How do you make your characters seem both real and sympathetic when they are (pardon the stealing of your wording here!) paranormal, the supernatural and the just plain weird?

MP: The ‘realness’ of a character comes from giving them a history – or putting them into real history. To make them sympathetic, I simply design them with core values that they struggle with. I make them want to do the right thing, even if it’s difficult, while allowing moments of vulnerability.

How much research do you do to create your characters and how much is pure imagination?

MP: It’s usually a pretty even mix of original ideas and research.
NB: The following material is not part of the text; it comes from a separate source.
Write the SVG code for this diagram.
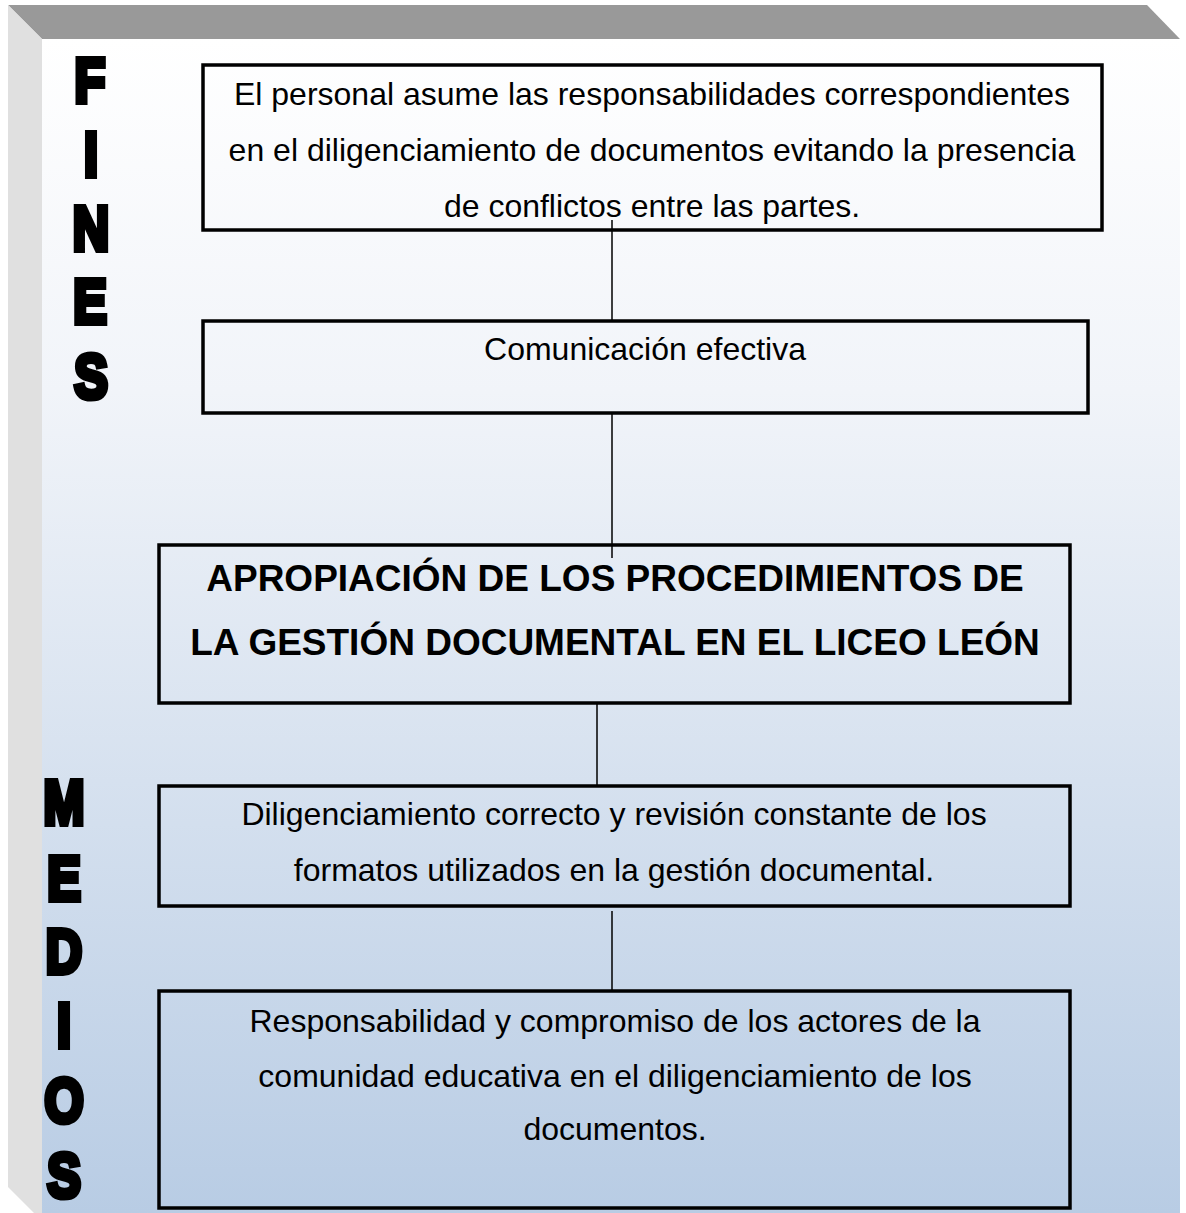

I know a lot about the history of Southern California in the 1950s (just from reading James Ellroy boys), and I can take those events and themes and plug them into my work pretty easily. I don’t really bring those historical events up in the story too often, as slowing down the plot for a history lesson wouldn’t be very interesting, but I always have those historical events hovering in the background.

How do you know when you’ve done enough research?

MP: I don’t think I can ever do ‘enough’ research. There’s always something more to learn! The balancing act is how much to include in your story. I like having a lot of it below to the surface—stuff that’s only alluded to. A person who knows history will figure it out, but it should stand on its own anyway. I just read about everything, look for cool stuff, and think about how I could fit it in.

Do you ever base any of your characters on a historical or contemporary person (or a combination of people)? 

MP: Definitely. The villain in Dead Man’s Drive is a mix of Howard Hughes (being crazy) and Henry Ford (being an anti-Semite and friend to the Nazis). Future installments will have rocket scientist and occultist Jack Parsons, Bugsy Siegel, Aleister Crowley, and many more. I have characters that are based on them so I can do whatever I want in my stories—including killing them off. Some historical characters are too big and famous to use stand-ins for, so I have to use real names and people. The Kennedys are gonna show up in the fourth Rot Rods novel, and there’s no way to use replacements for them.